--- start ---

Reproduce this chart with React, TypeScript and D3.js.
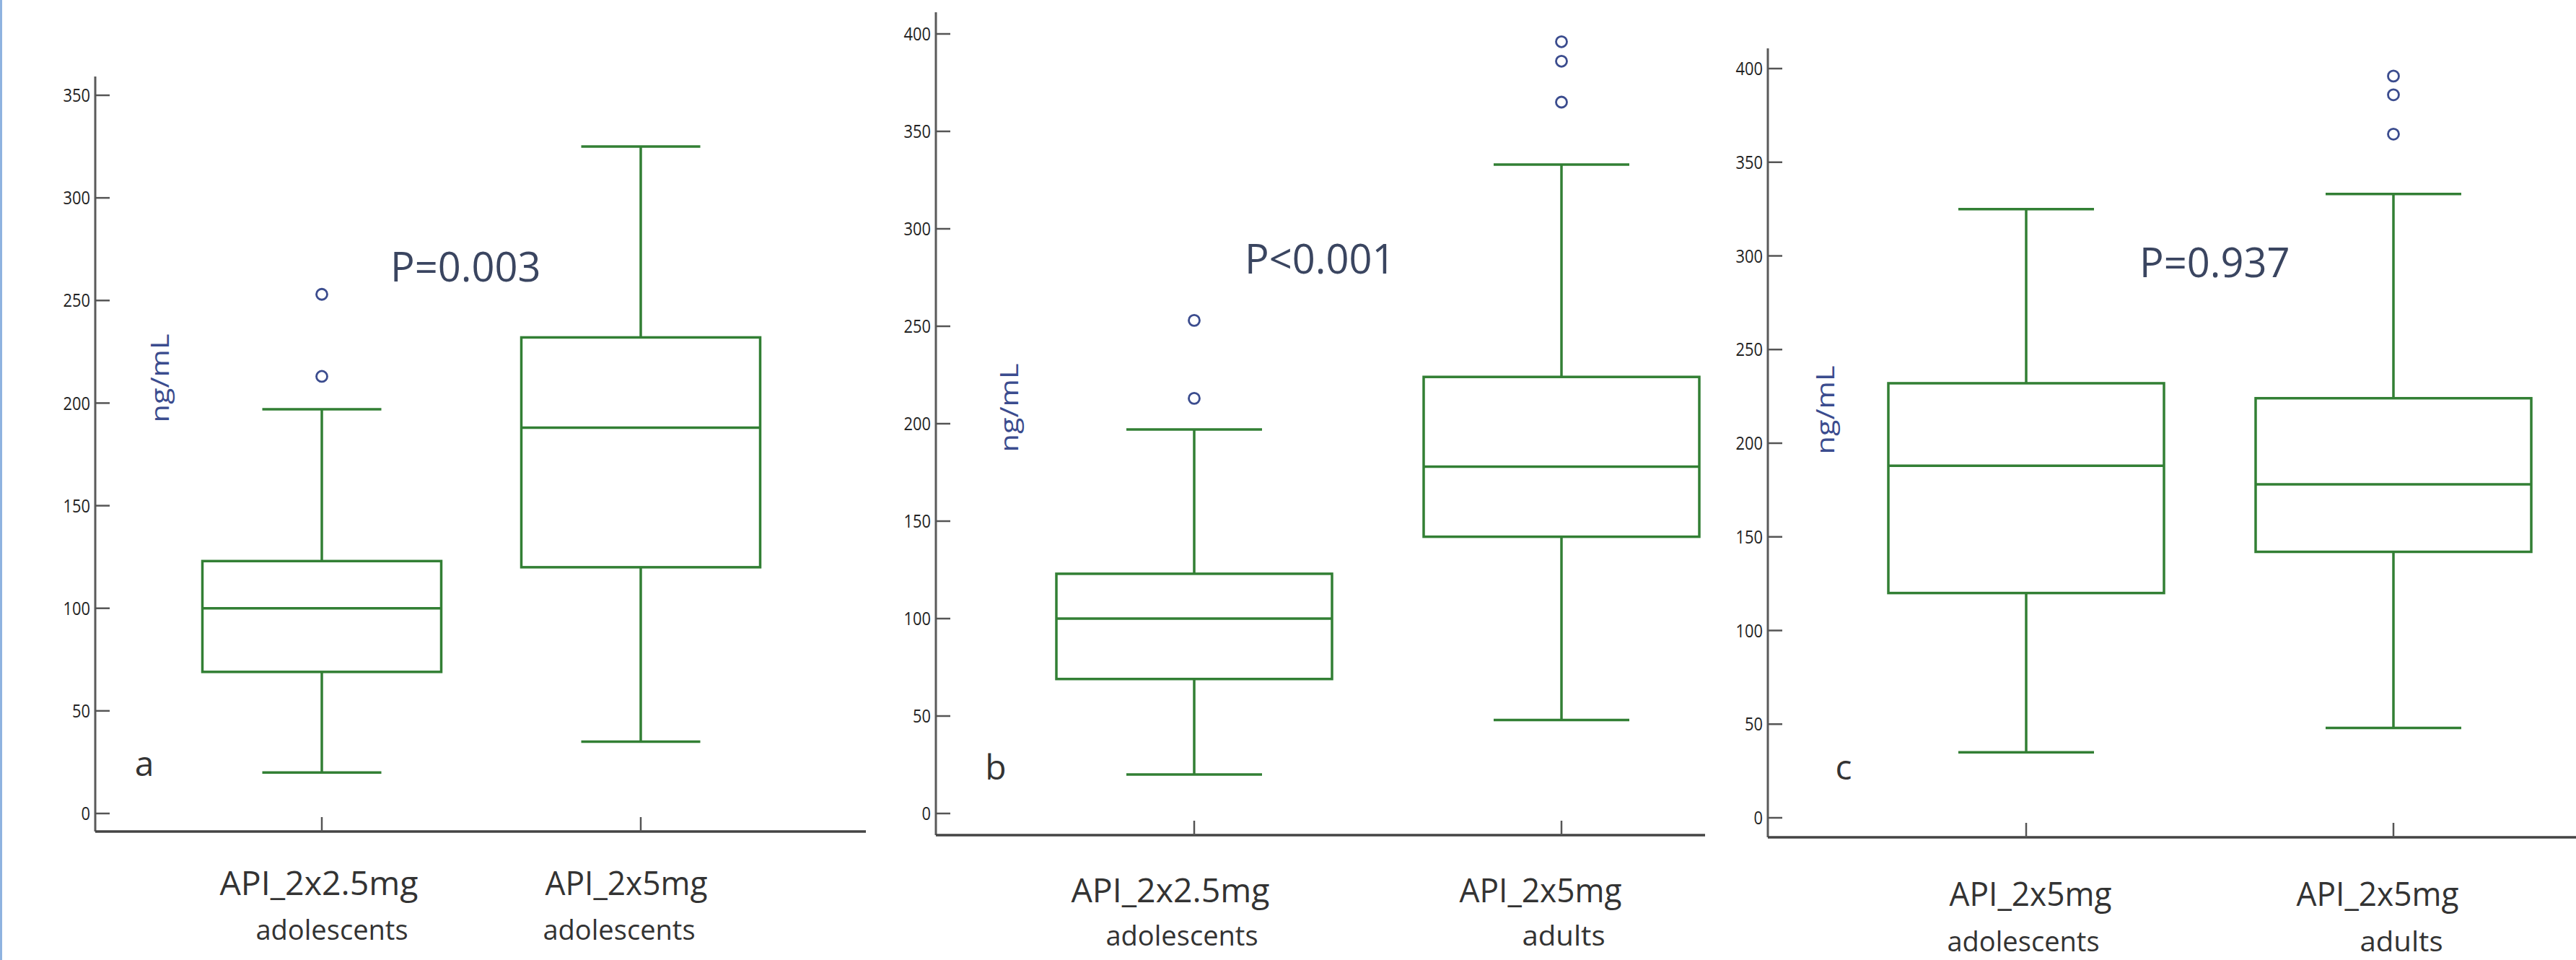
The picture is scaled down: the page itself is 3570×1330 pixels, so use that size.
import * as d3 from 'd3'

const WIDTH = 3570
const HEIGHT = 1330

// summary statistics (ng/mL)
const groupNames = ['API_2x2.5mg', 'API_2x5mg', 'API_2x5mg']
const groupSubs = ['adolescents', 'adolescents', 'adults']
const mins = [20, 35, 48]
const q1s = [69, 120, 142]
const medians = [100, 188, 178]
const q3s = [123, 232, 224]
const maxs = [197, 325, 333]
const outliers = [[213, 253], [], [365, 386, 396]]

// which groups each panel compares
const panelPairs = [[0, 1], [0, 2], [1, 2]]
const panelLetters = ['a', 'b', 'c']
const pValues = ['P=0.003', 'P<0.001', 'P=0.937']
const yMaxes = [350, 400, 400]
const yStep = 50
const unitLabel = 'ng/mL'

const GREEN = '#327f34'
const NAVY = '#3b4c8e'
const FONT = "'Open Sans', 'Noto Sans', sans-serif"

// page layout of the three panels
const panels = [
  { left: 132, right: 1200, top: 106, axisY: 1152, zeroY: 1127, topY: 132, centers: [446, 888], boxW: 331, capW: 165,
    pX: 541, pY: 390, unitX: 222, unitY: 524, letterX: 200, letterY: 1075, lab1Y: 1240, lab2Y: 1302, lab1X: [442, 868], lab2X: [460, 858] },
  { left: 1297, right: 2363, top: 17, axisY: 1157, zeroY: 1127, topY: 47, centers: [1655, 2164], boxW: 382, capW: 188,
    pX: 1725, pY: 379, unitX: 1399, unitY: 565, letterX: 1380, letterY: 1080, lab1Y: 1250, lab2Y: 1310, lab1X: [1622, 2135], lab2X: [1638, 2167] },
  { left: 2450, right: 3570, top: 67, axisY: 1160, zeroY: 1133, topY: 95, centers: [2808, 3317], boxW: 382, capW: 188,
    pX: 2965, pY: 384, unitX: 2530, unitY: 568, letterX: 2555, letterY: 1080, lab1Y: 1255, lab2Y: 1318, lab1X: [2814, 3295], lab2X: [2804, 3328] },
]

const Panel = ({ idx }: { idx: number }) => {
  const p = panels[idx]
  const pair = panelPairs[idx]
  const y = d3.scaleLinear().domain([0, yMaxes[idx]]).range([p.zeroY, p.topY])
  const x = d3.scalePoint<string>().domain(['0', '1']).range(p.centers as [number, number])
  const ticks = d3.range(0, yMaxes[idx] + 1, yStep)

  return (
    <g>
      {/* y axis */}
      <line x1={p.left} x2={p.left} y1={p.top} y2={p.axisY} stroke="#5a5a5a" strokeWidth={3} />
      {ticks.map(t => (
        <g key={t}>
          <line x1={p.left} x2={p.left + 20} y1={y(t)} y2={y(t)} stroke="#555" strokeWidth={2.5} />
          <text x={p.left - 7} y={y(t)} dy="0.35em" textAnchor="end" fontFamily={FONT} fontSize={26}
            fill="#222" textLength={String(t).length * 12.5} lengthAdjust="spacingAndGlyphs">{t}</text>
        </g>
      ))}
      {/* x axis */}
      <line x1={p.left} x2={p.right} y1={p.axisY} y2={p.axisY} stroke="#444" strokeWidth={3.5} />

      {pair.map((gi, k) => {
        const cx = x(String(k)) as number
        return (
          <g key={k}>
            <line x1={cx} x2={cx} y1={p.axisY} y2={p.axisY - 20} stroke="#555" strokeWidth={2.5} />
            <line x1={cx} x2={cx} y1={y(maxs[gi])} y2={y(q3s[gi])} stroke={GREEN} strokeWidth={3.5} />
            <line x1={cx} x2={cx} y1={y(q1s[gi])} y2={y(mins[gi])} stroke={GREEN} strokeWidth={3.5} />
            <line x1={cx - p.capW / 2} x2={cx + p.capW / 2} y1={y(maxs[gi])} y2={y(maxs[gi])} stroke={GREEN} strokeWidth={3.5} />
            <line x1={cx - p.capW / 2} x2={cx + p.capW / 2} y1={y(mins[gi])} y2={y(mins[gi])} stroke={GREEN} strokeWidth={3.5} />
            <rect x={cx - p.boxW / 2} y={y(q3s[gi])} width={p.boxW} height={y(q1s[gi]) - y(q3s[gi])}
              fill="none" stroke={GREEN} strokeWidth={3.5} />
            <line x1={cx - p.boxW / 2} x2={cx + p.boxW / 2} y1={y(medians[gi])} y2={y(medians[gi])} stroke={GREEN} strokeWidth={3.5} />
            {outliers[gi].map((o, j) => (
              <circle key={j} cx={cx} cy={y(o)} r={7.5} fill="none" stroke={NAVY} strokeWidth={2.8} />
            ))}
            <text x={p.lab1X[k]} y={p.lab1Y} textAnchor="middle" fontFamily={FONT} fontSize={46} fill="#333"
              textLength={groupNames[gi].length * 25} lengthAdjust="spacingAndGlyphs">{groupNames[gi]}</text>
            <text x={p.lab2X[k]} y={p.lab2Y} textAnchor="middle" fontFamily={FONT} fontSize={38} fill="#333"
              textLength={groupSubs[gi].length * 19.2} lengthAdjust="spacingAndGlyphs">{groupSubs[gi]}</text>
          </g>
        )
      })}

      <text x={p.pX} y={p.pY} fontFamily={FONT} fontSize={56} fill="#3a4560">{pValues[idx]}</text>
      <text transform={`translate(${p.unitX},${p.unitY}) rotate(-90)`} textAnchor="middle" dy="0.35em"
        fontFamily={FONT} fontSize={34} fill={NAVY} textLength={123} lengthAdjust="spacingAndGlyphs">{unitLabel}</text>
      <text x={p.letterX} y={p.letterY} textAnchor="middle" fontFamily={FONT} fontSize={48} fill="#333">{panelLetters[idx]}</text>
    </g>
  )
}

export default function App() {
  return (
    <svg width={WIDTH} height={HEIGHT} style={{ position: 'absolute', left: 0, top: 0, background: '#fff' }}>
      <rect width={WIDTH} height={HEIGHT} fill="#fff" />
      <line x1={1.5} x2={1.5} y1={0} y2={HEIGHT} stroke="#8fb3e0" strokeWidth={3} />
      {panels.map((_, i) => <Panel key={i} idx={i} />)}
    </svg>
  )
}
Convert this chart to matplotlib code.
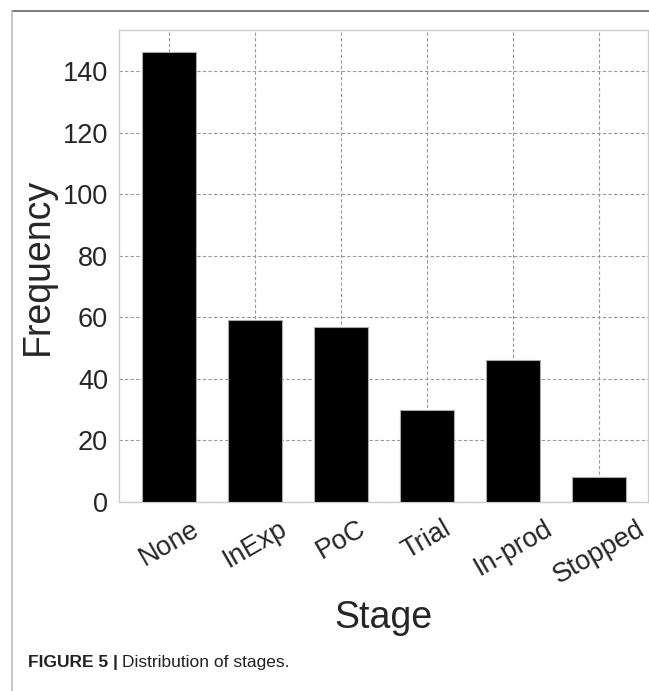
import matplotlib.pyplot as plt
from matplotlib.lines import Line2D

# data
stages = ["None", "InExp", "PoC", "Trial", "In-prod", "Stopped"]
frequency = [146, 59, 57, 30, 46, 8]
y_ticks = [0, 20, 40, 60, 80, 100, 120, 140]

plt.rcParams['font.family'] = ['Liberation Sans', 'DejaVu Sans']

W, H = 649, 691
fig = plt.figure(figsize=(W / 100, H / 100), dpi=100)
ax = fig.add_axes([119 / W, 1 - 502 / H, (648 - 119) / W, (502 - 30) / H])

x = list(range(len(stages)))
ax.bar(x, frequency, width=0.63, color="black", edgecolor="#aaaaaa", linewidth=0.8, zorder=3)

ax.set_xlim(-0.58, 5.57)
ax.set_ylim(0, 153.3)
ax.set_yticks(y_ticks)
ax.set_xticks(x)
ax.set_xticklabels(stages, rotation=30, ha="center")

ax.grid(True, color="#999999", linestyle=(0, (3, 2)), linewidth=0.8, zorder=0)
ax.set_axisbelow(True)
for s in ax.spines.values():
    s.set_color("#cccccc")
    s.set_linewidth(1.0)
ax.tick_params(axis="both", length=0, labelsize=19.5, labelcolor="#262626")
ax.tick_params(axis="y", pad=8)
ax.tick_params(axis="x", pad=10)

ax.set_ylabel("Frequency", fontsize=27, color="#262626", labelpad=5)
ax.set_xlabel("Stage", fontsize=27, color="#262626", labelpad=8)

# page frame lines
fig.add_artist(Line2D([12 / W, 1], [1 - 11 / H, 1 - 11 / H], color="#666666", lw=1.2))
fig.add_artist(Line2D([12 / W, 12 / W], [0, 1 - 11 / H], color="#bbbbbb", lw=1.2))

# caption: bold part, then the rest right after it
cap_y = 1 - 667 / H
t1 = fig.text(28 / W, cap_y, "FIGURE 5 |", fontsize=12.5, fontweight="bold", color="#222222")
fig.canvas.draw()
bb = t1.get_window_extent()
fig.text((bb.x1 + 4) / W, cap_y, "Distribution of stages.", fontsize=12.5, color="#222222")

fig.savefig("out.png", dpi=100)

--- end ---

■ AIM OF THE TASK ■
No pictures belong in the copy: reproduce exactly the lines above from the one that contains "Convert this chart to matplotlib code." through the last line of the entries.

■ THE SOLUTION ■
Convert this chart to matplotlib code.
import matplotlib.pyplot as plt
from matplotlib.lines import Line2D

# data
stages = ["None", "InExp", "PoC", "Trial", "In-prod", "Stopped"]
frequency = [146, 59, 57, 30, 46, 8]
y_ticks = [0, 20, 40, 60, 80, 100, 120, 140]

plt.rcParams['font.family'] = ['Liberation Sans', 'DejaVu Sans']

W, H = 649, 691
fig = plt.figure(figsize=(W / 100, H / 100), dpi=100)
ax = fig.add_axes([119 / W, 1 - 502 / H, (648 - 119) / W, (502 - 30) / H])

x = list(range(len(stages)))
ax.bar(x, frequency, width=0.63, color="black", edgecolor="#aaaaaa", linewidth=0.8, zorder=3)

ax.set_xlim(-0.58, 5.57)
ax.set_ylim(0, 153.3)
ax.set_yticks(y_ticks)
ax.set_xticks(x)
ax.set_xticklabels(stages, rotation=30, ha="center")

ax.grid(True, color="#999999", linestyle=(0, (3, 2)), linewidth=0.8, zorder=0)
ax.set_axisbelow(True)
for s in ax.spines.values():
    s.set_color("#cccccc")
    s.set_linewidth(1.0)
ax.tick_params(axis="both", length=0, labelsize=19.5, labelcolor="#262626")
ax.tick_params(axis="y", pad=8)
ax.tick_params(axis="x", pad=10)

ax.set_ylabel("Frequency", fontsize=27, color="#262626", labelpad=5)
ax.set_xlabel("Stage", fontsize=27, color="#262626", labelpad=8)

# page frame lines
fig.add_artist(Line2D([12 / W, 1], [1 - 11 / H, 1 - 11 / H], color="#666666", lw=1.2))
fig.add_artist(Line2D([12 / W, 12 / W], [0, 1 - 11 / H], color="#bbbbbb", lw=1.2))

# caption: bold part, then the rest right after it
cap_y = 1 - 667 / H
t1 = fig.text(28 / W, cap_y, "FIGURE 5 |", fontsize=12.5, fontweight="bold", color="#222222")
fig.canvas.draw()
bb = t1.get_window_extent()
fig.text((bb.x1 + 4) / W, cap_y, "Distribution of stages.", fontsize=12.5, color="#222222")

fig.savefig("out.png", dpi=100)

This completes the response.